Exercise aim: Examine the entries and show every line in which the word "image" is found.

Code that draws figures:
•••
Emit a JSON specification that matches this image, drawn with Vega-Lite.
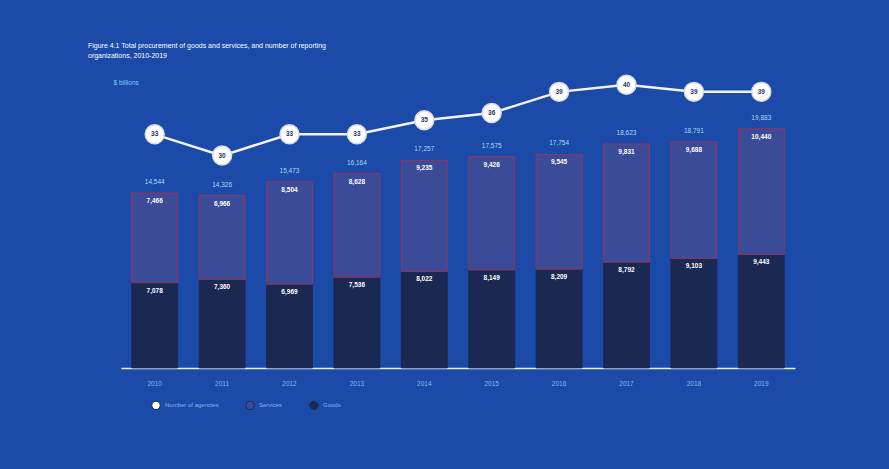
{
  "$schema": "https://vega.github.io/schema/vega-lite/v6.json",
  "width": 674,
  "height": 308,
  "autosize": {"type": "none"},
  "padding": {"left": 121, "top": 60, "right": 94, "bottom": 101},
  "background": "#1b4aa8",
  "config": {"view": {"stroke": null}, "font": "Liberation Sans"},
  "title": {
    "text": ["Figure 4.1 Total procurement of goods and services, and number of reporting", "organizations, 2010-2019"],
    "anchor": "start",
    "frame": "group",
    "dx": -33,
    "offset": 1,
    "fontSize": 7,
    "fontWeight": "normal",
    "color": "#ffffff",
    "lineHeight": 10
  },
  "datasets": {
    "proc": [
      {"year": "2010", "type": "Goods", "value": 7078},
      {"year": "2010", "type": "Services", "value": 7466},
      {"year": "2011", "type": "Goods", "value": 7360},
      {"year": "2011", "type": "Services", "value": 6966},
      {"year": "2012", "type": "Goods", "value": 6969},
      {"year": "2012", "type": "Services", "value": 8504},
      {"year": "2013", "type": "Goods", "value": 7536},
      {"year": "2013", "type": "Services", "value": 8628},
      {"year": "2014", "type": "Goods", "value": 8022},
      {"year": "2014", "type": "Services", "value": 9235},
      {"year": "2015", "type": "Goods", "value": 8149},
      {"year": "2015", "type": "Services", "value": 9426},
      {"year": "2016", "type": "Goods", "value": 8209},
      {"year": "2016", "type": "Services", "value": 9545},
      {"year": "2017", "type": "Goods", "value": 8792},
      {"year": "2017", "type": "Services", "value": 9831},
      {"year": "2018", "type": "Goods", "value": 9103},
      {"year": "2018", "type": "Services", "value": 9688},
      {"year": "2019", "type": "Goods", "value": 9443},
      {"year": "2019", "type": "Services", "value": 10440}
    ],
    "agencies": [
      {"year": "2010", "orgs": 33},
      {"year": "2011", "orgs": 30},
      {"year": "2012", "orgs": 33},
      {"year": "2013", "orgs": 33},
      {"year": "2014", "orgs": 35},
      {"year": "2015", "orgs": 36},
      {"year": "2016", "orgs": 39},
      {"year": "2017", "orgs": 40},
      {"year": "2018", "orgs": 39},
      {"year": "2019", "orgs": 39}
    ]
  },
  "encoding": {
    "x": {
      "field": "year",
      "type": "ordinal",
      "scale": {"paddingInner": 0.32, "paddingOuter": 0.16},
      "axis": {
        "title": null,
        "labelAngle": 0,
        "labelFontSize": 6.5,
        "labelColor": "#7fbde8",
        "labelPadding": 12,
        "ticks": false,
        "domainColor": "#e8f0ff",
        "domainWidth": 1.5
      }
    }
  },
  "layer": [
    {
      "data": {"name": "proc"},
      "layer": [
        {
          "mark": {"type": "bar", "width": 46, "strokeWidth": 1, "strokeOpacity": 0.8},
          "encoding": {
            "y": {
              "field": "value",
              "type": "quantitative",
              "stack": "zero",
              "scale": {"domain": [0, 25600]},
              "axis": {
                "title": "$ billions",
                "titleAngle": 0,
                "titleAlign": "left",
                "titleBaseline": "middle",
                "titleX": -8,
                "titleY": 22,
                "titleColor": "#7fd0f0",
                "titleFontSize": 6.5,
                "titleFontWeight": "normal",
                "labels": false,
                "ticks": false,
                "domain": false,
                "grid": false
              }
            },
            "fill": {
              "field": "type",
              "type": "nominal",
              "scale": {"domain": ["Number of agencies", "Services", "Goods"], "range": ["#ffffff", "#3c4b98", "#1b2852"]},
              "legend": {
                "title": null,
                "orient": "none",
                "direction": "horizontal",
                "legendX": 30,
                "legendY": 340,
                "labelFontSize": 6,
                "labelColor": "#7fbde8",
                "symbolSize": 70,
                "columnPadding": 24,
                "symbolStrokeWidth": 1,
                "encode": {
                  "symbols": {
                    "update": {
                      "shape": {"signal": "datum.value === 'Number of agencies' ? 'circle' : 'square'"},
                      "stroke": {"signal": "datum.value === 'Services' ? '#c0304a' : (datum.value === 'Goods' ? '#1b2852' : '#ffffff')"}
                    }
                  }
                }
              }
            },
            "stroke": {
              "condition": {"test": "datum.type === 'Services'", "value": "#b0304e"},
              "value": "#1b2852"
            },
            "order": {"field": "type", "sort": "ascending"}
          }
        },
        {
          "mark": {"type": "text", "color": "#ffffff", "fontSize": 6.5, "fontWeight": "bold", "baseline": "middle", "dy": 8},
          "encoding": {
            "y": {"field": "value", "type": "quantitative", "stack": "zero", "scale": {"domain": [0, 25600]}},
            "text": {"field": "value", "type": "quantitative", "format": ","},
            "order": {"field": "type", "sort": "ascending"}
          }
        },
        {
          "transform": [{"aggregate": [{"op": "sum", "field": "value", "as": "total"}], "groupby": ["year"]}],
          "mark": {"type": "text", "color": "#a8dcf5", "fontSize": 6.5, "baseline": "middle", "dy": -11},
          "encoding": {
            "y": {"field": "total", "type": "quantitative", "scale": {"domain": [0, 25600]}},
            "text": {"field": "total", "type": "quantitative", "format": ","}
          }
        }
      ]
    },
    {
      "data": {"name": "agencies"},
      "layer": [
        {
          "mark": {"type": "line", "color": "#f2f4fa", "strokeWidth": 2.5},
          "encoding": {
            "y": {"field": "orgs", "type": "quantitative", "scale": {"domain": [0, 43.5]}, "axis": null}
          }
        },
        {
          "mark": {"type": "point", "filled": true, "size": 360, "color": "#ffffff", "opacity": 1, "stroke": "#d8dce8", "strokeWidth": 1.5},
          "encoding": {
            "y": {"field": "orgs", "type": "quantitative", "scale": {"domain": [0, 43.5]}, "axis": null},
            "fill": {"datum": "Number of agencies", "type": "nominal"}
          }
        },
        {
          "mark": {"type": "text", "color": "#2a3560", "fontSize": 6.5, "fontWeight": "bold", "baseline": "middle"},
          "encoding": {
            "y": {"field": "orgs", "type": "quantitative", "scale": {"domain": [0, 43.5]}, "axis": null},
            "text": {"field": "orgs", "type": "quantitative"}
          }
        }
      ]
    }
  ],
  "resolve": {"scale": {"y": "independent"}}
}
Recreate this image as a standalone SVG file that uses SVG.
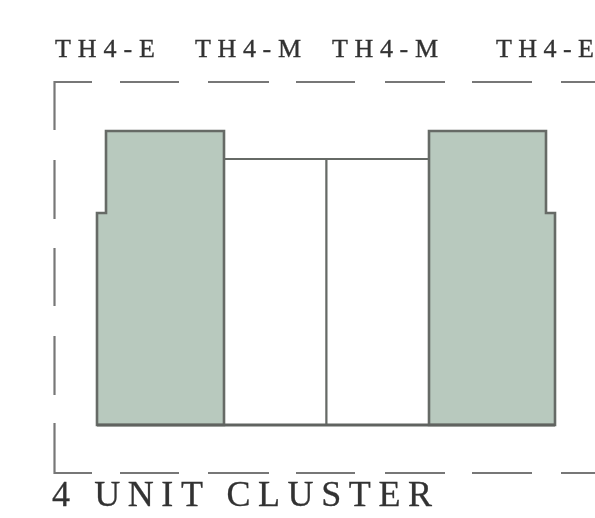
•••
Result of the task:
Emit a JSON specification that matches this image, drawn with Vega-Lite.
Recreate this image as a standalone SVG file that uses SVG.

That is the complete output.